Performance is another aspect of creating an immersive experience in the parks that can’t be underrated. Perhaps nowhere is this more notable than when guests meet characters. Whether it’s Mickey, Donald or one of the princesses, guests aren’t meeting someone playing the part, they’re meeting the actual characters. One of my favorite memories from our Disneymoon was meeting characters, and thinking back to Anna and Elsa or Donald Duck will always bring a smile to my face.
This expanded to attractions before Wizarding World, too. The experience on the Jungle Cruise is directly tied to the performance of the skippers on the boats, and cast members in the Haunted Mansion remain in character, speaking in monotone and almost never smiling4. What Wizarding World established was expanding the concept to everyone in the land, bringing guests further into the illusion of stepping into the world of the books and films.
So what does the future hold for these concepts? California Adventure’s recently opened Cars Land shows just how far the Imagineers can go in recreating the familiar world of a film(though since I’ve yet to see it myself, it’s a little hard for me to comment on at any length). Pandora – The World of Avatar promises to transport guests to the world of James Cameron’s successful film, recreating the distinct plant and animal life as well as letting guests meet the larger than life Na’vi. However, it’s hard to get an idea of just how successful the new concept will be.
When it comes to the upcoming Star Wars Land, however, there’s a better sense of what we might expect, thanks to Star Wars Launch Bay. A walk through exhibit that celebrates the entire series, including props, costumes and models. But the Launch Bay also boasts a small mock up of the infamous cantina from the first film. In recent months, guests haven’t just been able to see this set, but have also encountered characters like the Jawas and Greedo, who are just wandering through the area. And in May, a new droid appeared, freely roaming through the area and interacting with different areas in the cantina. Named Jake, this new droid is rumored to be a test for more droids that will follow. With the Star Wars land said to contain a wide range of aliens, working in attractions, eateries and shops as well as wandering the land, it’s clear that the Imagineers have plenty of new tricks up their sleeves. The suggestion that this new planet will also be an active space port suggests we may also somehow see ships coming and going. Whether they can pull it off, and how they’ll do it, remain to be seen.

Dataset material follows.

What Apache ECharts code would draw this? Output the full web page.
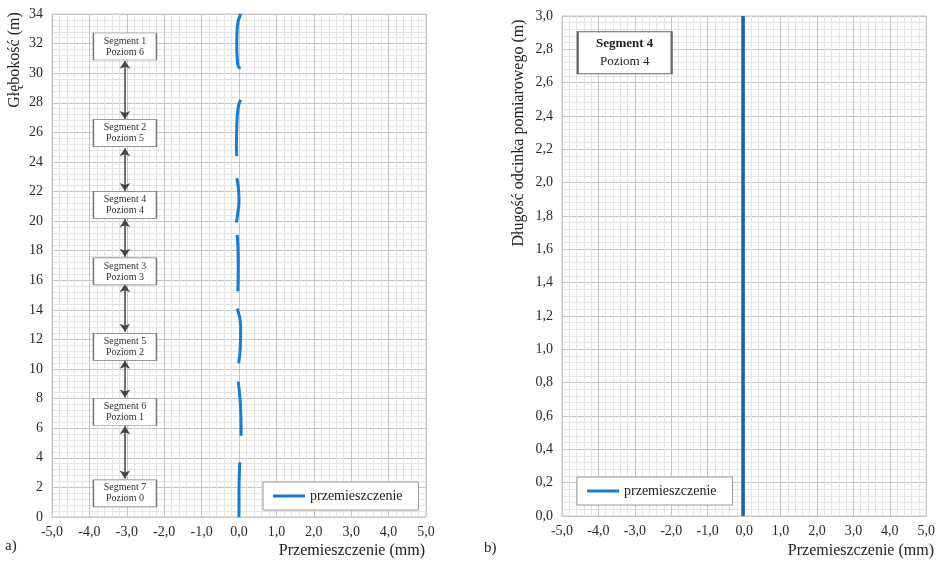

Anything else remains little more than idle speculation, though it’s fun to think about. Could Disney one day create an immersive hotel experience, set completely in the world of one of its films? And what will happen when Marvel starts to make more of an impact in the parks? I talked last week about the new Guardians of the Galaxy attraction in Disneyland, one that will feature both the Guardians themselves as well as Benicio del Toro reprising his role as The Collector. It will be interesting to see how they’re incorporated into the attraction, and what might follow.
The only thing certain is that both Disney and Universal will continue to find new ways to draw us further into the worlds of the parks and their lands and attractions. With new parks and attractions bound to be announced before the year’s over, I can’t wait to see what tricks they’re going to use next.
Not So Hidden Mickeys, AKA Footnotes
1. Then again, guests using the facilities in Universal’s Wizarding World will sometimes hear Harry Potter character Moaning Myrtle, so this has already happened. And yes, it’s just as disconcerting an experience as you’d expect.